Opaque Multimedia (organisers of the Microsoft Hackathon) were in on it to. Viewers sent in their own ideas for a Lame Game, Opaque chose one, built it on the spot and watched with joy as gamers played an absurdly amusing Kinect game. I even got in on it too, playing the Kinect in front of the green screen whilst the boys bantered in the background.

Behind the scenes with the Lame Games Marathon
Behind the scenes with the Lame Games Marathon

More commemorations for games week came around pitching time with three teams showing off games they’d built in under 48 hours.

Button Factory - game to get people thinking about young people and jobs
Button Factory – game to get people thinking about young people and jobs

Back to hacking

Getting back to the crux of the weekend and where it was held. The location was stunning – Swinburne’s newly built Advanced Manufacturing and Design Centre was truly a site to behold. We had pretty much the entire building for the weekend. This made it difficult, fun and interesting as a mentor. Participants were spread out over 5 levels with the main communal area in the middle on floor 3. Whilst it was hard to keep track of where everyone was and if someone was hiding in a crevice, it was a great way to ensure everyone got a good workout. I even managed to do 17,480 steps on Saturday and 19,320 on Sunday. It wasn’t uncommon to stroll around at 3am and see other teams walking up and down flights of stairs just to clear their heads.

The weekend held a wealth of talent not just from the participants but from the mentors too. Rocky and Lawrence from Microsoft were on hand for most of the weekend, helping hackers with code, troubleshooting API problems and nutting out the hardware. Chris and James from Opaque Multimedia ensured everyone got their Kinects working and supplied the bulk of the computers for the weekend. A few representatives from Vic Health were around to ask questions specific to the industry and offer consumer insight.

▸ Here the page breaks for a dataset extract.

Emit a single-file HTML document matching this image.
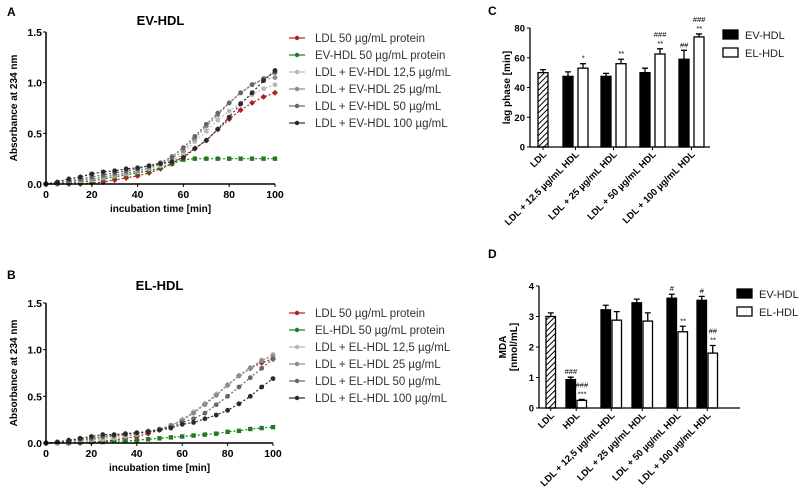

With all this great help, it was almost impossible to come up with a bad idea. That’s why, when pitching came, teams just blew us all out of the water. There were a number of applications for the Microsoft Band including Surgical Band for data tracking during surgery, Hackstreet boys with a platform to predict the onset of depression, Lift Alert to teach workers EH&S, Smoko for tracking data of smokers, Ani a robot for in home help and support, Dr Band to monitor patients, Ciggio to quit smoking, Platform to get the elderly out and about, Para to offer smarter body metrics and of course the three games. The judges were absolutely amazed by the quality of the ideas presented and the dedication shown by the teams. Lawrence even commented “I would have been happy just to have one team work on Cortana, but we got FIVE *fist bump* ah yeah!!!”

The judges were happy, the hackers were happy, all we needed now was to announce the winners. There were a number of categories to be won including Vic Health sponsored prizes for the best health applications. The overall winning team however was OnePoint for their Ani application. The judges were amazed at what this team accomplished over the weekend and the potential for the product.

Great number of participantss
Great number of participants

It was an absolute pleasure to be on the judging panel for this hackathon, especially next to some fantastic people. We had Ben the Co-founder of Future Assembly, Lawrence and Rocky, Irene from Vic Health, Norman from Opaque Multimedia and myself. It was a blast of a weekend. It was one of my most favourite hackathons; mainly due to all the other awesome stuff going on around it and the fun I had whilst there.

Diversity of judges at this hackathon was impressive
Diversity of judges at this hackathon was impressive

Unfortunately this hackathon clashed with HealthHack in the city breaking up the community a little but great things came out of both hackathons and both focused on a pressing issue in society – healthcare and medical technology.

Can’t wait for the next one and look out as some of these teams run with their ideas and build them into marketable products.